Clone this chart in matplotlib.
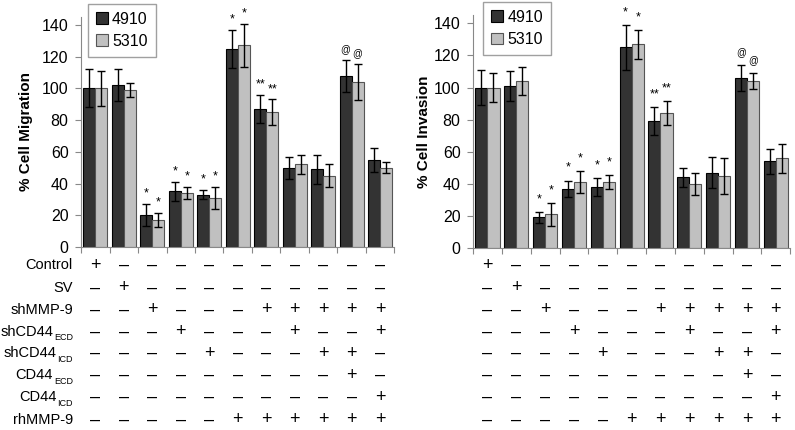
import matplotlib.pyplot as plt
import numpy as np
from matplotlib.transforms import blended_transform_factory

plt.rcParams['font.family'] = ['Liberation Sans', 'DejaVu Sans']

# data
mig_4910 = [100, 102, 20, 35, 33, 125, 87, 50, 49, 108, 55]
mig_4910_err = [12, 10, 7, 6, 3, 12, 9, 7, 9, 10, 7.5]
mig_5310 = [100, 99, 17, 34, 31, 127, 85, 52, 45, 104, 50]
mig_5310_err = [11, 4.5, 4.5, 4, 7, 13.5, 8, 6, 7, 11.5, 3.6]

inv_4910 = [100, 101, 19, 37, 38, 125, 79, 44, 47, 106, 54]
inv_4910_err = [11, 9.5, 3.3, 5, 5.5, 14, 8.6, 5.7, 9.5, 8, 7.6]
inv_5310 = [100, 104, 21, 41, 41, 127, 84, 40, 45, 104, 56]
inv_5310_err = [9, 8.6, 7, 7, 4.5, 9, 7.6, 6.7, 11.3, 4.8, 9]

marks = ['', '', '*', '*', '*', '*', '**', '', '', '@', '']

# (main text, subscript)
row_labels = [('Control', ''), ('SV', ''), ('shMMP-9', ''), ('shCD44', 'ECD'),
              ('shCD44', 'ICD'), ('CD44', 'ECD'), ('CD44', 'ICD'), ('rhMMP-9', '')]
table = [
    '+----------',
    '-+---------',
    '--+---+++++',
    '---+---+--+',
    '----+---++-',
    '---------+-',
    '----------+',
    '-----++++++',
]

dark = '#333333'
light = '#c0c0c0'

fig = plt.figure(figsize=(7.95, 4.30), dpi=100)
ax1 = fig.add_axes([0.102, 0.4256, 0.394, 0.535])
ax2 = fig.add_axes([0.595, 0.4233, 0.399, 0.541])

x = np.arange(len(mig_4910))
w = 0.42
row_y = [265, 288, 310, 332, 353, 375, 397, 420]


def panel(ax, a, aerr, b, berr, ylabel, pad, legx):
    ax.bar(x - w / 2, a, w, color=dark, edgecolor='black', linewidth=0.8,
           yerr=aerr, capsize=3, error_kw=dict(lw=1, capthick=1), label='4910')
    ax.bar(x + w / 2, b, w, color=light, edgecolor='#555555', linewidth=0.8,
           yerr=berr, capsize=3, error_kw=dict(lw=1, capthick=1), label='5310')
    for i, m in enumerate(marks):
        if m:
            fs = 7 if m == '@' else 9
            ax.text(x[i] - w / 2, a[i] + aerr[i] + pad, m, ha='center',
                    va='center', fontsize=fs, clip_on=False)
            ax.text(x[i] + w / 2, b[i] + berr[i] + pad, m, ha='center',
                    va='center', fontsize=fs, clip_on=False)
    ax.set_xlim(-0.5, 10.5)
    ax.set_ylim(0, 145)
    ax.set_yticks(range(0, 141, 20))
    ax.set_xticks(np.arange(-0.5, 11, 1))
    ax.set_xticklabels([])
    ax.tick_params(axis='x', length=4, color='#888888')
    ax.tick_params(axis='y', length=4, color='#888888', labelsize=11.5, pad=5)
    for s in ['top', 'right']:
        ax.spines[s].set_visible(False)
    ax.spines['left'].set_color('#888888')
    ax.spines['bottom'].set_color('#888888')
    ax.set_ylabel(ylabel, fontsize=11, fontweight='bold')
    leg = ax.legend(loc='upper left', bbox_to_anchor=(legx, 1.058), fontsize=11.5,
                    fancybox=False, edgecolor='#888888', handlelength=0.75,
                    handleheight=0.75, handletextpad=0.25, borderpad=0.5,
                    labelspacing=0.45, borderaxespad=0)
    leg.get_frame().set_linewidth(1)
    tr = blended_transform_factory(ax.transData, fig.transFigure)
    for r, row in enumerate(table):
        for i, c in enumerate(row):
            ax.text(x[i], 1 - row_y[r] / 430, '+' if c == '+' else '\u2013',
                    transform=tr, ha='center', va='center', fontsize=13)


panel(ax1, mig_4910, mig_4910_err, mig_5310, mig_5310_err, '% Cell Migration', 6.5, 0.022)
ax1.yaxis.set_label_coords(-0.153, 0.5)
panel(ax2, inv_4910, inv_4910_err, inv_5310, inv_5310_err, '% Cell Invasion', 8, 0.032)
ax2.yaxis.set_label_coords(-0.132, 0.5)

renderer = fig.canvas.get_renderer()
x_right = 73 / 795
for r, (main, sub) in enumerate(row_labels):
    yy = 1 - row_y[r] / 430
    xr = x_right
    if sub:
        t = fig.text(xr, yy - 6 / 430, sub, ha='right', va='center', fontsize=6.5)
        bb = t.get_window_extent(renderer)
        xr = xr - (bb.width + 1) / 795
    fig.text(xr, yy, main, ha='right', va='center', fontsize=10.5)

plt.savefig('out.png', dpi=100)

+ + + + + + +

Given problem:
Pick out each line containing the string "matplotlib" and copy it.

Response below:
Clone this chart in matplotlib.
import matplotlib.pyplot as plt
from matplotlib.transforms import blended_transform_factory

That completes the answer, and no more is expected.